People that belong to Punjab’s plain tracts cannot think like mountain men who always keep the weather aspect in mind. The next morning, we were awakened by heavy rain and the adventure resumed with a wet muddy track and scattered gravel welcoming me to another nerve testing ride. I got stuck at two points where I needed a push for the bike as the mud bathed rear tyre was completely out of traction. Then there was this patch where a natural spring flowed down the hill where I dropped my bike for the first time sincethree years of owning it. But from this point onwards I rode like a professional, now that the fear was gone. I believe that an offroad track is the mountain’s anvil, it shapes a true rider out of you. I just hope I’ve been shaped a little, until next time.

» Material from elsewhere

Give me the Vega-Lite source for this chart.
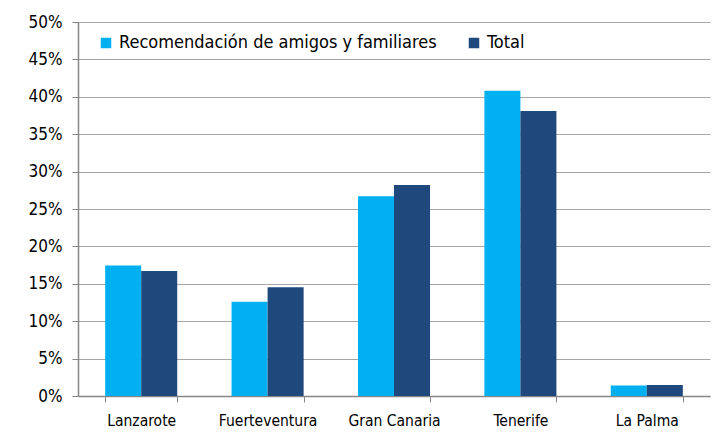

Our destination was Ganga Choti, a beautiful mountain top in the Bagh District of Kashmir known for its beautiful meadows. The road was amazing throughout, the weather pleasant, a perfect fun packed recipe for a biker. We had a brief stop at Bagh, where we went off the road to take come pictures of the valley. From Bagh to Ganga Choti the landscape gets stunning, and the amazing twisty road adds to the beauty of the journey. We climbed a mountain top at Ganga Choti amidst clouds and cold breeze. The cup of tea here was quite therapeutic after an exhausting uphill climb. Time swallows itself when you are riding through mountains or trekking up and down the hills. We came back to the parking area some two hours later and left for Munasa.

The next day we left for Lasdana taking the Bagh-Lasdana road where some beautiful landscapes welcomed us. Getting lost in the right direction, this was exactly my thought after we took a wrong road twice on that day, Kashmir is truly beautiful. After visiting Lasdana we took an under-construction road that would connect Lasdana to Toli Pir. Although the road is still under construction but it can be travelled by bike and car alike since the stone compaction is complete. After riding about 30 minutes on this road we reached Toli Pir, another site with lush green meadows. From here we next moved toward Banjosa lake, which was rather too much crowded yet beautiful.

The cursor repeatedly blinks at me as I find myself at a loss of words to express the beautyof Kashmir’s landscape. Kashmiri people are amazingly polite and welcoming. Our friend Adil Abbasi, I found out, is as amazing a host as he is a bike rider as I didn’t find him making a single mistake. His residence is located in a small but beautiful village near Dhirkot, called Munasa. After my two-nights’ stay among the locals I learnt why mountain people seem to have disease-defying super powers, it is because of their lifestyle. Life in the mountains is full of hardships. When you live amidst nature, you are far from the luxuries of the artificial life. Primitive roads make the journey difficult to reach to the main cities, coupled with the transport issues and challenges that the weather brings with it.

For a dweller of Lahore whose vision seems to have been blurred by the constant smogs there is life of freshness in the great beyond of Kashmir, awaiting you to come and explore new horizons and the mystic whispers telling you to come again. We’ll do that!